At the sub-operation 206, the computing device obtains a query matrix Q, a key matrix K, and a value matrix V. The Q matrix contains elements representing a set of queries. The key matrix K contains elements representing a set of keys k. The value matrix contains elements representing a set of values v corresponding to the set of keys k.

At the sub-operation 208, the computing device generates an attention matrix A by calculating a product of the query matrix Q and the key matrix K. In some examples, generating the attention matrix A involves calculating a scaled product of the query matrix Q and a transposed version of the key matrix K.

At the sub-operation 210, the computing device executes a first, single compiled program module that calculates, for each row in the attention matrix A, a respective maximum value L among the elements in the row and a modified exponential sum S for the elements in the row. In some examples, the first, single compiled program module is implemented as a graphics processing unit (GPU) shader. In some of these examples, the GPU shader is operable to calculate all of the L and S values for storage in the reduced matrix R responsive to a single GPU command without writing any intermediate tensors to non-register memory in the course of calculating all of the L and S values.

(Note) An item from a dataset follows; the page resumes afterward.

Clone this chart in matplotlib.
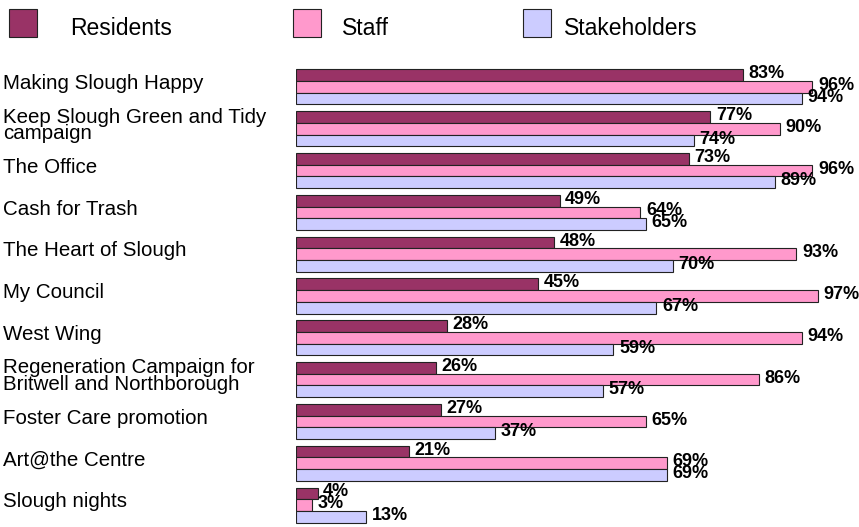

At the sub-operation 212, the computing device stores, in a reduce matrix R, the respective maximum values L and the respective modified exponential sums S. In some examples, the reduced matrix R has fewer elements than the attention matrix A and performing the element-wise softmax function on the reduce matrix is less computational expensive than if the element-wise softmax function were performed on the attention matrix A.

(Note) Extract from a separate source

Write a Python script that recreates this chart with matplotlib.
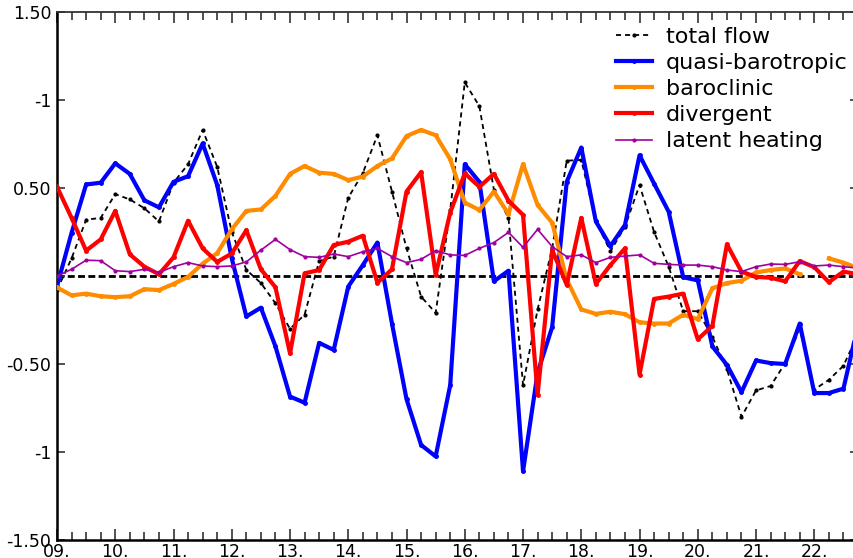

At the sub-operation 214, the computing device executes a second single compiled program module that both performs an element-wise softmax function on the elements of the reduced matrix R and multiplies the result of the element-wise softmax function by the value matrix V to produce the attention output. In some examples, the second, single compiled program module is implemented as a graphics processing unit (GPU) shader. In some of these examples, the GPU shader is operable to both perform the element-wise softmax function on the elements of the reduced matrix R and multiply the result of the element-wise softmax function by the value matrix V to produce the attention output responsive to a single GPU command without writing any intermediate tensors to non-register memory in the course of calculating all of the L and S values.

The final denoised version of the data item can be provided as output from the model. Examples of providing the final denoised version of the data item includes storing the final denoised version of the data item in a memory device, displaying the final denoised version of the data item as an image, playing the final denoised version of the data item as an audio or video stream, presenting the final denoised version of the data item as text, or providing the final denoised version of the data item to a decoding model for conversion from an embedding space to a text, image, audio, or video data item.

FIG. 3 illustrates an example method 300 for producing the attention output. In some examples, the method 300 is performed with the method 200 illustrated and described in FIG. 2. The method 300 includes the operations 302, 304, and 306.

At the operation 302, the computing device groups the elements of the reduced matrix R into multiple blocks B.

At the operation 304, the computing device executes the second, single compiled program module with respect to each block B of the multiple blocks B to separately perform the element-wise softmax function on the elements of each block B and to multiple the result of the element-wise softmax function with respect to each block B by the value matrix V. In some examples, the second, single compiled program module that is executed with respect to each block B is executed on a different processing device. In some examples, at least some of the executions for different blocks B are parallelized.

At the operation 306, the computing device combines results of the execution of the second, single compiled program module for each block B to produce the attention output.

FIG. 4 illustrates an example method 400 for generating a final version of the data item having one or more desired properties characterized by the conditioning input. In some examples, the method 400 is performed by a system with one or more processors and non-transitory computer-readable media (e.g., memory) encoded with instructions that when executed by the one or more processors, cause the one or more processors to perform the method 400. Some examples include non-transitory computer-readable media encoded with instructions that cause one or more processors executing the instructions to perform the method 200. The method 400 includes the operation 402, 404, and 406.

At the operation 402, the computing device initializes a data item. As discussed, examples of the data item include an image, an audio signal, or a text sample.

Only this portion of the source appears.